• **WHAT YOU HAVE TO DO**:
Reproduce the listing below in full and without alteration, apart from its pictures.

────

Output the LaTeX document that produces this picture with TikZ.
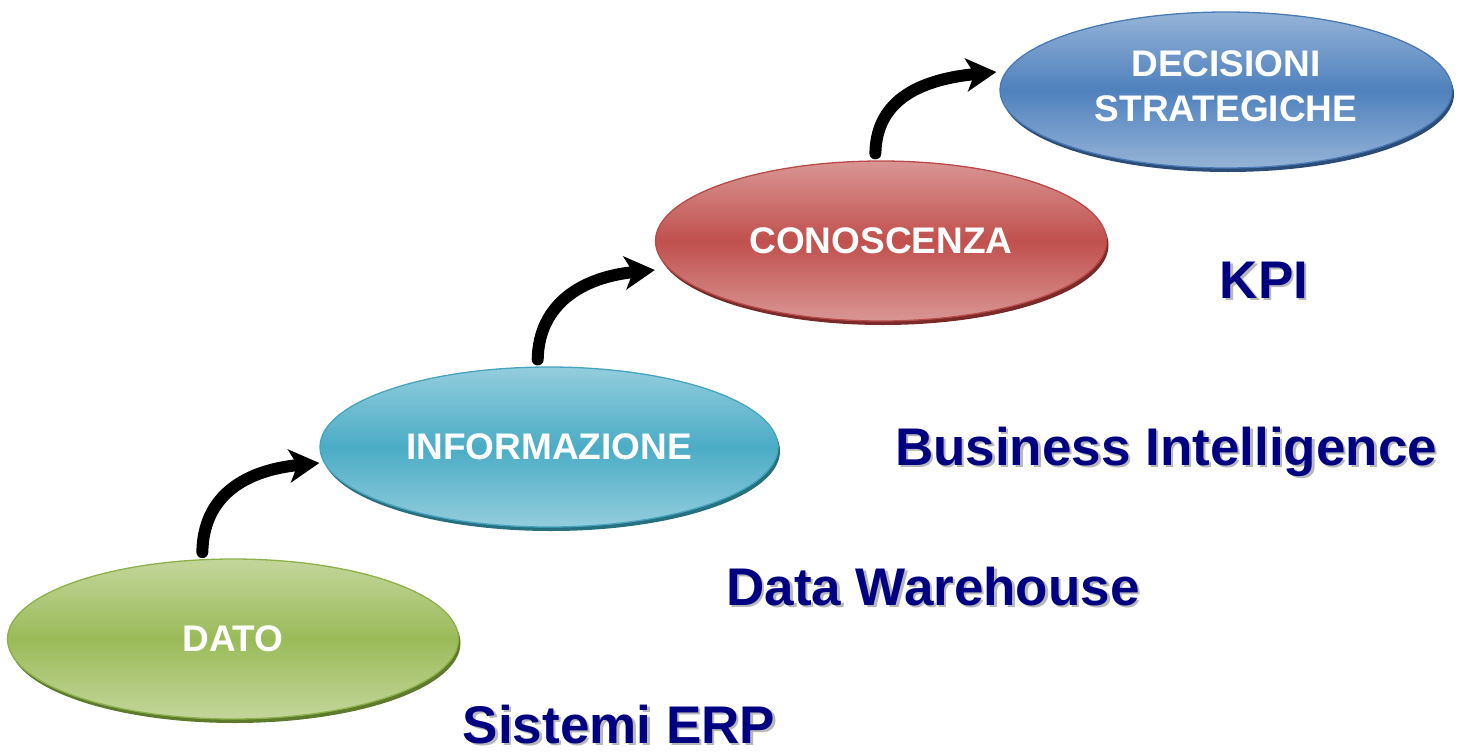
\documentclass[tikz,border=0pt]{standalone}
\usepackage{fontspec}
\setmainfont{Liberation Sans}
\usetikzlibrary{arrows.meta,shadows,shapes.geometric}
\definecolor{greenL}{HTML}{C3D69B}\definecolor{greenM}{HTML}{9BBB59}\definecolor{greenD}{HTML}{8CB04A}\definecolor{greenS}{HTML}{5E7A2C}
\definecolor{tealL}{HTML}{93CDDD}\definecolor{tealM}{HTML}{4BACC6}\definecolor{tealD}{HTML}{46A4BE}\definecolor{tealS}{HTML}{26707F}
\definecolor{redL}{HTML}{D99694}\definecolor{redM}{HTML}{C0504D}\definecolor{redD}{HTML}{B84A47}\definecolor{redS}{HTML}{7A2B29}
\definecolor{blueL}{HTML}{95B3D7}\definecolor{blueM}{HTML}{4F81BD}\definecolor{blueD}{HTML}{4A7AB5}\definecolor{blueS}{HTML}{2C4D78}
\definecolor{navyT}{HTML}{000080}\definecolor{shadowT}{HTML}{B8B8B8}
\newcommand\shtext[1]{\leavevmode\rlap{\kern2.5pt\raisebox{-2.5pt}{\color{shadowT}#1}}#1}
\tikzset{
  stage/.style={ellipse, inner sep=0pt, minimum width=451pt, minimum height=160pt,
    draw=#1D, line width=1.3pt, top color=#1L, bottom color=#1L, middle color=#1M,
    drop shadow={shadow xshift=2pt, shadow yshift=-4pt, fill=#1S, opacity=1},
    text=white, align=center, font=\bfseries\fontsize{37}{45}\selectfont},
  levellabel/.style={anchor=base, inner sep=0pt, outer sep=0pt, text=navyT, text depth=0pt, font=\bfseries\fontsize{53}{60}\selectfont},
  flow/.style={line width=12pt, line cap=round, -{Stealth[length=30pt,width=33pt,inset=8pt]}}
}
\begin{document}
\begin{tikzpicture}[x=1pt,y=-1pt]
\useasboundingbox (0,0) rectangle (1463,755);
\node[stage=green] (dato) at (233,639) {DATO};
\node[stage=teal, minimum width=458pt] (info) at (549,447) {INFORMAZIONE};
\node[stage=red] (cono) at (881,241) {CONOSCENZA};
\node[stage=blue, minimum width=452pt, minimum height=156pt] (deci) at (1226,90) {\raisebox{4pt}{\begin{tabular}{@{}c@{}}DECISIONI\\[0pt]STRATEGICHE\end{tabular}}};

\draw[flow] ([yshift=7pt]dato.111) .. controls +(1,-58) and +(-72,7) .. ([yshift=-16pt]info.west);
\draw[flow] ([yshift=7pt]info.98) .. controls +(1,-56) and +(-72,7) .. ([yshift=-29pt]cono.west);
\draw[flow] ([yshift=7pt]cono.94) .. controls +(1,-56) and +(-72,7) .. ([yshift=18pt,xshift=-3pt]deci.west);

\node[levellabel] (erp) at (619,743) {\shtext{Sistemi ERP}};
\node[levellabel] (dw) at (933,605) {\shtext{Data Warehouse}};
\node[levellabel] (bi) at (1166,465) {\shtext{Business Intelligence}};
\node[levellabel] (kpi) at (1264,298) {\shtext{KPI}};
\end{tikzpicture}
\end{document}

────

• **ANSWER TO THE TASK**:
Output the LaTeX document that produces this picture with TikZ.
\documentclass[tikz,border=0pt]{standalone}
\usepackage{fontspec}
\setmainfont{Liberation Sans}
\usetikzlibrary{arrows.meta,shadows,shapes.geometric}
\definecolor{greenL}{HTML}{C3D69B}\definecolor{greenM}{HTML}{9BBB59}\definecolor{greenD}{HTML}{8CB04A}\definecolor{greenS}{HTML}{5E7A2C}
\definecolor{tealL}{HTML}{93CDDD}\definecolor{tealM}{HTML}{4BACC6}\definecolor{tealD}{HTML}{46A4BE}\definecolor{tealS}{HTML}{26707F}
\definecolor{redL}{HTML}{D99694}\definecolor{redM}{HTML}{C0504D}\definecolor{redD}{HTML}{B84A47}\definecolor{redS}{HTML}{7A2B29}
\definecolor{blueL}{HTML}{95B3D7}\definecolor{blueM}{HTML}{4F81BD}\definecolor{blueD}{HTML}{4A7AB5}\definecolor{blueS}{HTML}{2C4D78}
\definecolor{navyT}{HTML}{000080}\definecolor{shadowT}{HTML}{B8B8B8}
\newcommand\shtext[1]{\leavevmode\rlap{\kern2.5pt\raisebox{-2.5pt}{\color{shadowT}#1}}#1}
\tikzset{
  stage/.style={ellipse, inner sep=0pt, minimum width=451pt, minimum height=160pt,
    draw=#1D, line width=1.3pt, top color=#1L, bottom color=#1L, middle color=#1M,
    drop shadow={shadow xshift=2pt, shadow yshift=-4pt, fill=#1S, opacity=1},
    text=white, align=center, font=\bfseries\fontsize{37}{45}\selectfont},
  levellabel/.style={anchor=base, inner sep=0pt, outer sep=0pt, text=navyT, text depth=0pt, font=\bfseries\fontsize{53}{60}\selectfont},
  flow/.style={line width=12pt, line cap=round, -{Stealth[length=30pt,width=33pt,inset=8pt]}}
}
\begin{document}
\begin{tikzpicture}[x=1pt,y=-1pt]
\useasboundingbox (0,0) rectangle (1463,755);
\node[stage=green] (dato) at (233,639) {DATO};
\node[stage=teal, minimum width=458pt] (info) at (549,447) {INFORMAZIONE};
\node[stage=red] (cono) at (881,241) {CONOSCENZA};
\node[stage=blue, minimum width=452pt, minimum height=156pt] (deci) at (1226,90) {\raisebox{4pt}{\begin{tabular}{@{}c@{}}DECISIONI\\[0pt]STRATEGICHE\end{tabular}}};

\draw[flow] ([yshift=7pt]dato.111) .. controls +(1,-58) and +(-72,7) .. ([yshift=-16pt]info.west);
\draw[flow] ([yshift=7pt]info.98) .. controls +(1,-56) and +(-72,7) .. ([yshift=-29pt]cono.west);
\draw[flow] ([yshift=7pt]cono.94) .. controls +(1,-56) and +(-72,7) .. ([yshift=18pt,xshift=-3pt]deci.west);

\node[levellabel] (erp) at (619,743) {\shtext{Sistemi ERP}};
\node[levellabel] (dw) at (933,605) {\shtext{Data Warehouse}};
\node[levellabel] (bi) at (1166,465) {\shtext{Business Intelligence}};
\node[levellabel] (kpi) at (1264,298) {\shtext{KPI}};
\end{tikzpicture}
\end{document}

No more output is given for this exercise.